Are We Called to Love Al-Qaeda?
I’ve recently been reading Ronald Rolheiser’s book The Holy Longing, which includes a chapter on justice and peacemaking. Rolheiser notes that so often those who fight for justice, as righteous as their cause may be, often use tactics and language that are not all that different from those they oppose. As a result, they are ineffective. What will win the heart of the world, Rolheiser says, is a heart of love:
“A prophet … must make a vow of love not of alienation. The great modern-day prophets of social justice (persons such as Gandhi, Dorothy Day, Thomas Merton, Gustavo Gutierrez, William Stringfellow, Oscar Romero, Jim Wallis, and Richard Rohr) would all agree with that. Love, not anger, is the basis for nonviolence and nonviolence is the only possible basis for a new world order of justice and peace … Jesus, of course, is the ultimate example of the nonviolent peacemaker. He never mimics the violence and injustice that he is trying to change.”
As I was reading, I couldn’t help but think about America’s war against terrorism. We have been served evil, and we seek to combat it. We feel this is a cause of justice, not to mention security. And yet in fighting evil, we are bringing war. We bring anger and retribution against those who have brought us harm. We seek their ill. We even seek their destruction.
Is this how Christ would have us live? Christ, the one who asks us to love our enemies and turn the other cheek, who says that vengeance is the Lord God’s alone?
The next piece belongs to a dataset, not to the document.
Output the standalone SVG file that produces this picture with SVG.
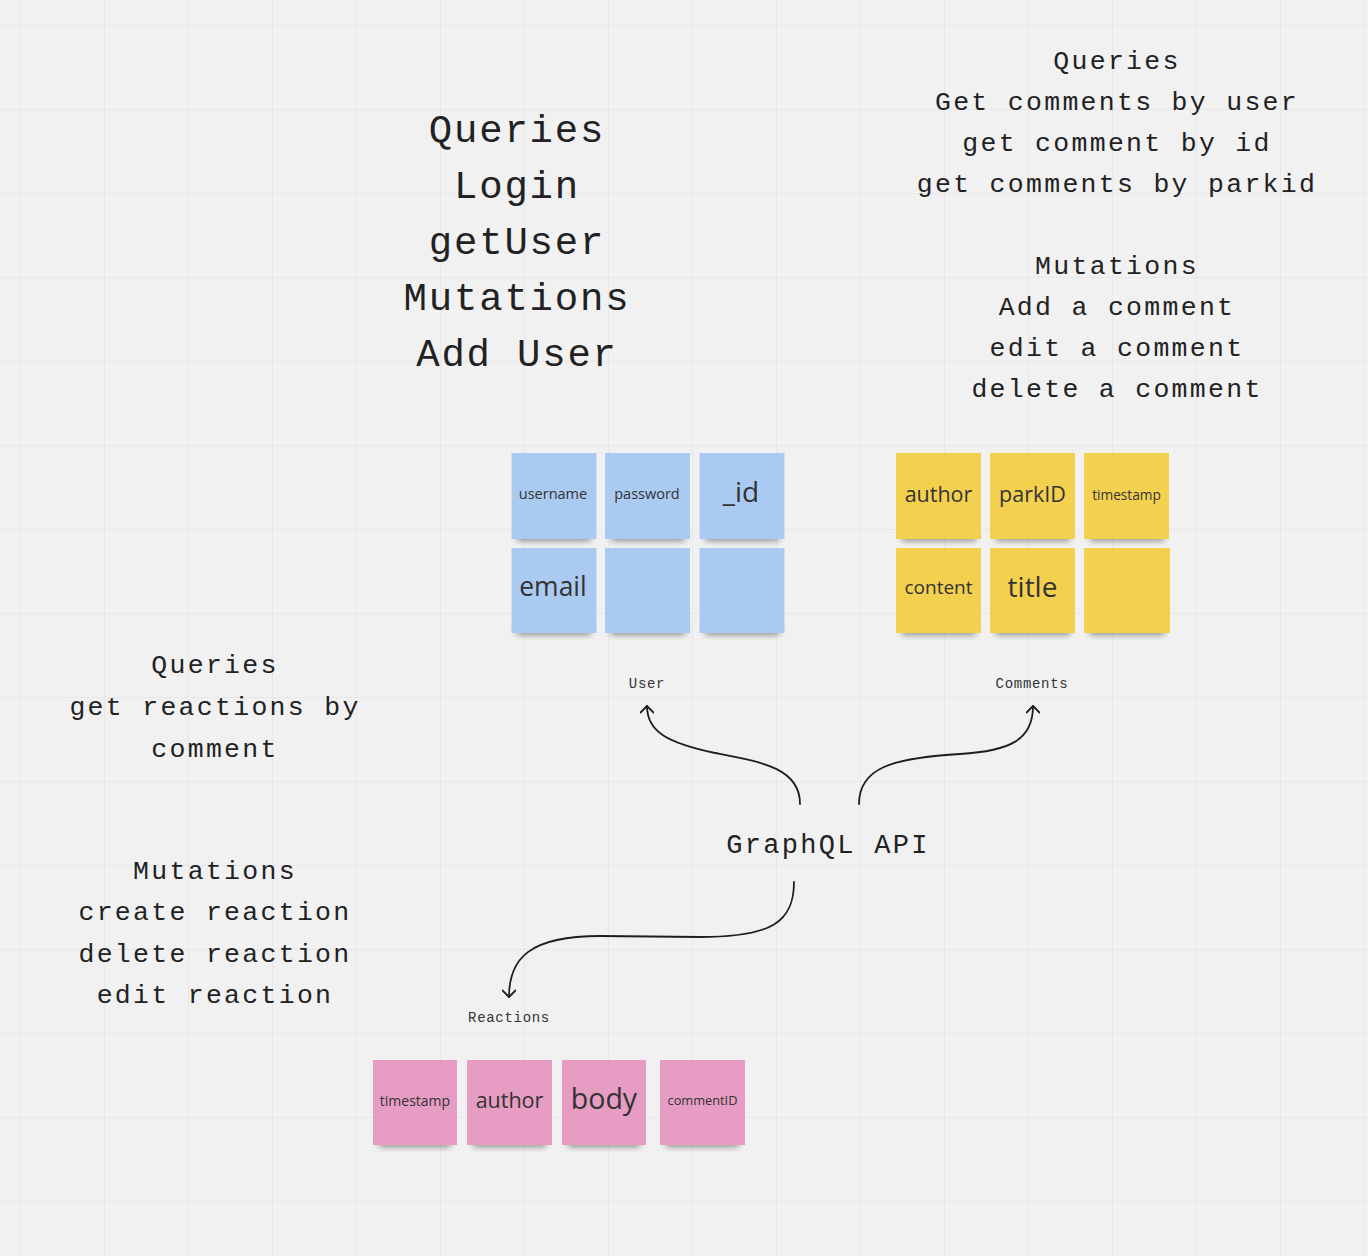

Christ, the one who was unjustly beaten and ultimately killed by those who hated Him and who chose to remain silent and to bear the anger with an ever-increasing love for His mission and those He came to save (which included those who raised Him onto the cross)?
Furthermore, are such tactics of war even effective? If we bring violence against violence, what really changes? Perhaps some people die, but the ideologies they espouse go on living. They take up residence in others who then carry on the mission to bring harm. The only thing that can dispel evil is love.
And so I confess that I wince when I ask this question, but: Are we, as Christians, called to love Al-Qaeda? Is love what would really end this war?